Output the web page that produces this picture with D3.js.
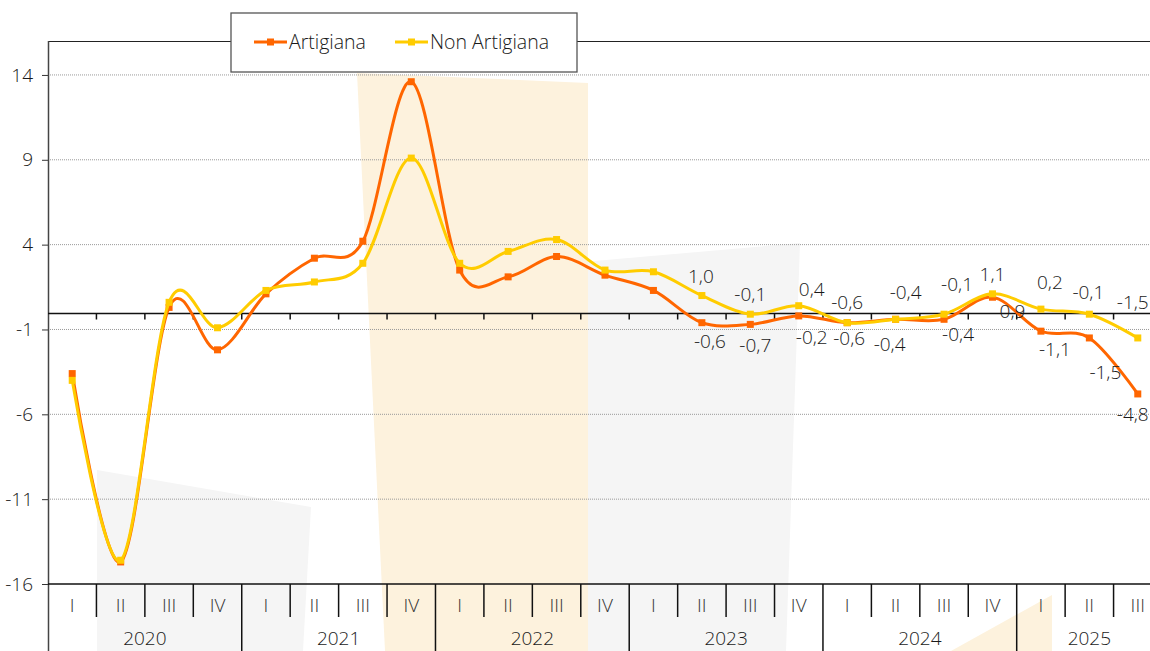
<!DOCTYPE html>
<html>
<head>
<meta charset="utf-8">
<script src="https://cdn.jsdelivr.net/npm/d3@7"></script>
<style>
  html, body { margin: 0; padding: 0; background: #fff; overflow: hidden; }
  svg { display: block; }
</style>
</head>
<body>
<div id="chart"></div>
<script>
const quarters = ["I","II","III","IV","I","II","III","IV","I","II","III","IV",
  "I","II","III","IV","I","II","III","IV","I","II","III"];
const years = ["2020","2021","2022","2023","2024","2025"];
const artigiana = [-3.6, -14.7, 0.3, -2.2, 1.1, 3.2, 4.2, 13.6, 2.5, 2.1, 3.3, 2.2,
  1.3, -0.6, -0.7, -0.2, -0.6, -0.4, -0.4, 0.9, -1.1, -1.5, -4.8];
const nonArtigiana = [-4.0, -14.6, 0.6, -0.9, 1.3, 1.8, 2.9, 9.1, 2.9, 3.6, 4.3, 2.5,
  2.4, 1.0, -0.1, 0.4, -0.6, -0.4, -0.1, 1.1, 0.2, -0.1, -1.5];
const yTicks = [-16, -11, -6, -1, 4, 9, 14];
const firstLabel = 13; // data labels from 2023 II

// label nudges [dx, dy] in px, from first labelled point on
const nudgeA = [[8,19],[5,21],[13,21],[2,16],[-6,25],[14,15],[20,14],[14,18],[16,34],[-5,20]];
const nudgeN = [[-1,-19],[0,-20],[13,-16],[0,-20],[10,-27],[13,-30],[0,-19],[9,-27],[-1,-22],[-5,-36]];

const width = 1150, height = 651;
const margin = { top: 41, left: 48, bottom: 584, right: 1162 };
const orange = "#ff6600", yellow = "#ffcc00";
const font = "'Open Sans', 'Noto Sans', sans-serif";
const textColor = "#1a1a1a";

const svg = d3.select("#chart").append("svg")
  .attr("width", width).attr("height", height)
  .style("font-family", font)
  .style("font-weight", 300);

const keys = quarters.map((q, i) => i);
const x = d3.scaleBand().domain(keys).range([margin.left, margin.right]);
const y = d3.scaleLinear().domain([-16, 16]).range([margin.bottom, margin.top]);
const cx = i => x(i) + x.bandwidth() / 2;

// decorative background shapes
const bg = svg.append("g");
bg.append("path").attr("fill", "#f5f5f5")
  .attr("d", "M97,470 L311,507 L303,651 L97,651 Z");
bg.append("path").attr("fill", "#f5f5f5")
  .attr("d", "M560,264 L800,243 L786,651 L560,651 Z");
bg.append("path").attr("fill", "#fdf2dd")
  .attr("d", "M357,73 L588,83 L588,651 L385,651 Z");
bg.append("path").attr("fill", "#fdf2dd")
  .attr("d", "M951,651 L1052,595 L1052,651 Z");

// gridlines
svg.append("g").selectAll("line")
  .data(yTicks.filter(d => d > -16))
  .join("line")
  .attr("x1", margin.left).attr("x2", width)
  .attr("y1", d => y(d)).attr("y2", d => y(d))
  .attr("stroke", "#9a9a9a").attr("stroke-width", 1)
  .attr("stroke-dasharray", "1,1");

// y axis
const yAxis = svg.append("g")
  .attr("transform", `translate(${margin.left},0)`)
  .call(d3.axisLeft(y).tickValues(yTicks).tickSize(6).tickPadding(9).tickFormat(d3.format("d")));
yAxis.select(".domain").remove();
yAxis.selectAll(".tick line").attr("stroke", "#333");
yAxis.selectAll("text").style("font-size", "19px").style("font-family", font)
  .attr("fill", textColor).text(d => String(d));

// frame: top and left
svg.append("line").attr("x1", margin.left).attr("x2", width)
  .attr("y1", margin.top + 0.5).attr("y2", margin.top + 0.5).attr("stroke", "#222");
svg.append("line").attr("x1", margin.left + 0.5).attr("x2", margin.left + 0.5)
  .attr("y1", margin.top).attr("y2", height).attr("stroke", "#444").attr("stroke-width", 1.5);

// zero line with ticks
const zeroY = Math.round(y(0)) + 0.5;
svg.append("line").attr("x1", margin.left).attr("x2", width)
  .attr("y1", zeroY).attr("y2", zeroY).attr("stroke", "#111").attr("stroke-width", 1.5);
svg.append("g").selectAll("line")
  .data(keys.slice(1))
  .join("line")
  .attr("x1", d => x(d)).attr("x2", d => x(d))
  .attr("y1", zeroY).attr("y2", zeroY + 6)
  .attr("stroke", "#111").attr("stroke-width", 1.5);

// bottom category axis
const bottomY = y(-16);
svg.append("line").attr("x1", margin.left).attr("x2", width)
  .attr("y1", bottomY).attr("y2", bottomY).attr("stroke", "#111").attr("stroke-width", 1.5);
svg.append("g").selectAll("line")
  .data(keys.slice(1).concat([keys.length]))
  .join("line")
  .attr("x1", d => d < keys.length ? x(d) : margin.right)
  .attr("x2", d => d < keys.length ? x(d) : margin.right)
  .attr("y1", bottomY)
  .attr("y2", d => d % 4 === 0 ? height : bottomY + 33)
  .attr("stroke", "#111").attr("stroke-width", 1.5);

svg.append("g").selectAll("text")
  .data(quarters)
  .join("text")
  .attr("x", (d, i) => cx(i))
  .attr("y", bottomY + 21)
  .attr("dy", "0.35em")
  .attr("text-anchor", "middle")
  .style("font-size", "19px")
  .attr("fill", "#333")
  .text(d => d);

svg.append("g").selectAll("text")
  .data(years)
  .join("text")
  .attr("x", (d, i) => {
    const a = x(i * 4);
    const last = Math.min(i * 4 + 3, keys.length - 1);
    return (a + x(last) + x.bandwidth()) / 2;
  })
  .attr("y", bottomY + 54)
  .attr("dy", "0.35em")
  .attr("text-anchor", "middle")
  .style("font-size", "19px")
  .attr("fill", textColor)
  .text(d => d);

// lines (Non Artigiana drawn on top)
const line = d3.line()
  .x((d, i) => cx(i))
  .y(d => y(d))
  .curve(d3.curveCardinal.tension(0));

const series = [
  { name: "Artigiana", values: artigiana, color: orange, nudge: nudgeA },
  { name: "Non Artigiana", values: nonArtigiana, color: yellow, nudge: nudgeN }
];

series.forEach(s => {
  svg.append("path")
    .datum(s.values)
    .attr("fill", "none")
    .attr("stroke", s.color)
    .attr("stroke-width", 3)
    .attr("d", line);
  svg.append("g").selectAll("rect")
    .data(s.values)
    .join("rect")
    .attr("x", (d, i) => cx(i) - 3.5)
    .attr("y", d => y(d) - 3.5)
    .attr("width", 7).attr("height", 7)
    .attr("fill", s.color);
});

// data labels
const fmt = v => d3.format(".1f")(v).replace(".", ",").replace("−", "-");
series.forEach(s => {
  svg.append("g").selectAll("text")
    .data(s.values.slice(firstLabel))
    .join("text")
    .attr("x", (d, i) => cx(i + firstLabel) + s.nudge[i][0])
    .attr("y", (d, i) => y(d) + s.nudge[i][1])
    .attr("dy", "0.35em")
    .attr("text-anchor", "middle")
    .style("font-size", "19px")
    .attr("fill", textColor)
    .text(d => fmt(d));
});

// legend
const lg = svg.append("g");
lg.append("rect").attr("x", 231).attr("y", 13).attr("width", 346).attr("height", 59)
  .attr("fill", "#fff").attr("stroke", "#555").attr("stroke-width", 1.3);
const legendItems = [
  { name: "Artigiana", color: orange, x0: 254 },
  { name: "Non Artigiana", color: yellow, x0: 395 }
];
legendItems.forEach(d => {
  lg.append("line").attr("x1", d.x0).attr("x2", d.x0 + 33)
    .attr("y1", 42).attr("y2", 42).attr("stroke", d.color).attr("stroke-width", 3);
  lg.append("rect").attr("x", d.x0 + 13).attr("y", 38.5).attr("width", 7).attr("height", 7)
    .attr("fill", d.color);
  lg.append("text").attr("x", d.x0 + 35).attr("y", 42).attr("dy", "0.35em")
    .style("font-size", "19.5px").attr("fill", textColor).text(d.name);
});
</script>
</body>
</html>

## Problem
Reproduce each line of the material containing the word "with".

## Solved problem
Output the web page that produces this picture with D3.js.
// zero line with ticks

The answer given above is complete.